What prevents your contact centre from providing the seamless service that customers expect and deserve? With customers continuing to report frustration because they can’t get through, are being passed from pillar to post when they do and even find interactions with agents unsympathetic and ill-informed, it’s clear that improvements are required in some quarters. Jeremy Payne, International VP Marketing, Enghouse Interactive discusses the technology that exists to solve these problems, if implemented in the right way.
Failure to deliver scalability and flexibility
All contact centres need to be able to scale and flex to meet the peaks and troughs of demand for their products and services, and to do the same in extreme weather, or at other times of crisis.
Today, with the advent of cloud contact centres, however, the situation has changed significantly. Good cloud solutions deliver a high level of disaster recovery integrally, meaning clients should not require significant additional cover. They also enable agents to connect to the technology platform and necessary applications from anywhere.
Failure to provide a seamless experience
As the first point of interaction with customers and other stakeholders, contact centres need to provide a seamless experience during which queries are dealt with quickly and efficiently.
To address this, organisations need to ensure they have integrated systems in place that allow them to capture the digital DNA of each customer. This includes information about who the customer is; what they have done with the business before; and what they are likely to do in the future.
They also need to build an infrastructure that supports a connected enterprise and enables them to route calls seamlessly from the contact centre to experts in the middle and back offices who may be better qualified to provide suitable answers, technical advice or even final decisions on lending/product availability.
Measuring the Wrong Things
Traditional ways of measuring success in contact centres, using metrics such as average call handling time (AHT) and the number of calls each agent manages to process during the day, are increasingly outdated - but many businesses persist in using them.
It is key that businesses can accurately measure the emotional temperature of every interaction and that agents use emotional intelligence in the way they manage customer engagement.
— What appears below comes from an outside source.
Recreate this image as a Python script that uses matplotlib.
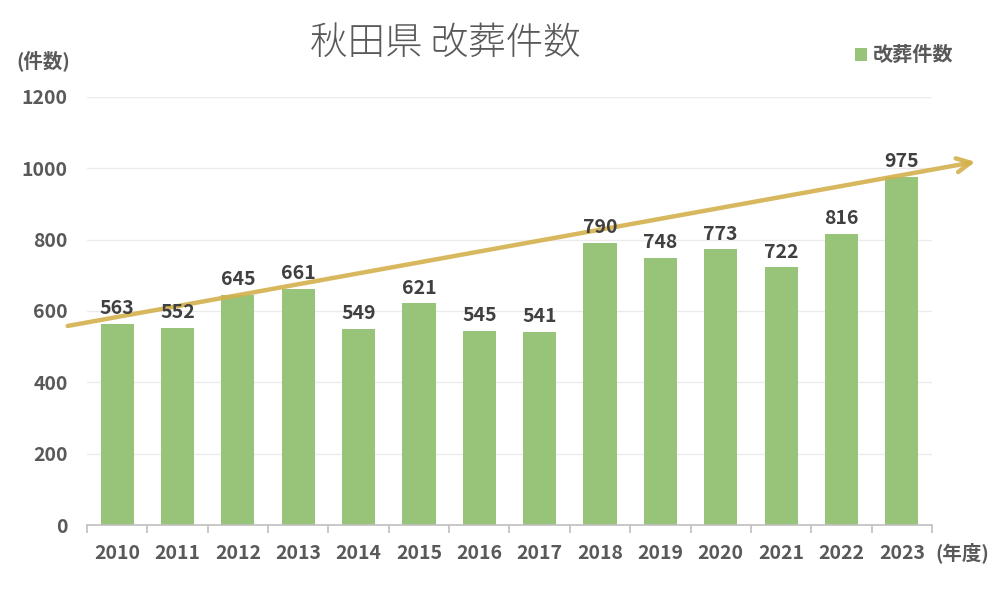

Real-time Speech Analytics (RTSA) has become a key part of the mix for organisations looking to assess how customers, and the agents interacting with them, are feeling.
Contact centres have always evolved and improved in line with the introduction of new technology, which has the power to reshape and improve the service they can offer to customers. The coming of age of cloud-based contact centres, connected enterprises and RTSA will enable the next big step forward by preventing outages and helping to eliminate customers’ frustration when dealing with organisations.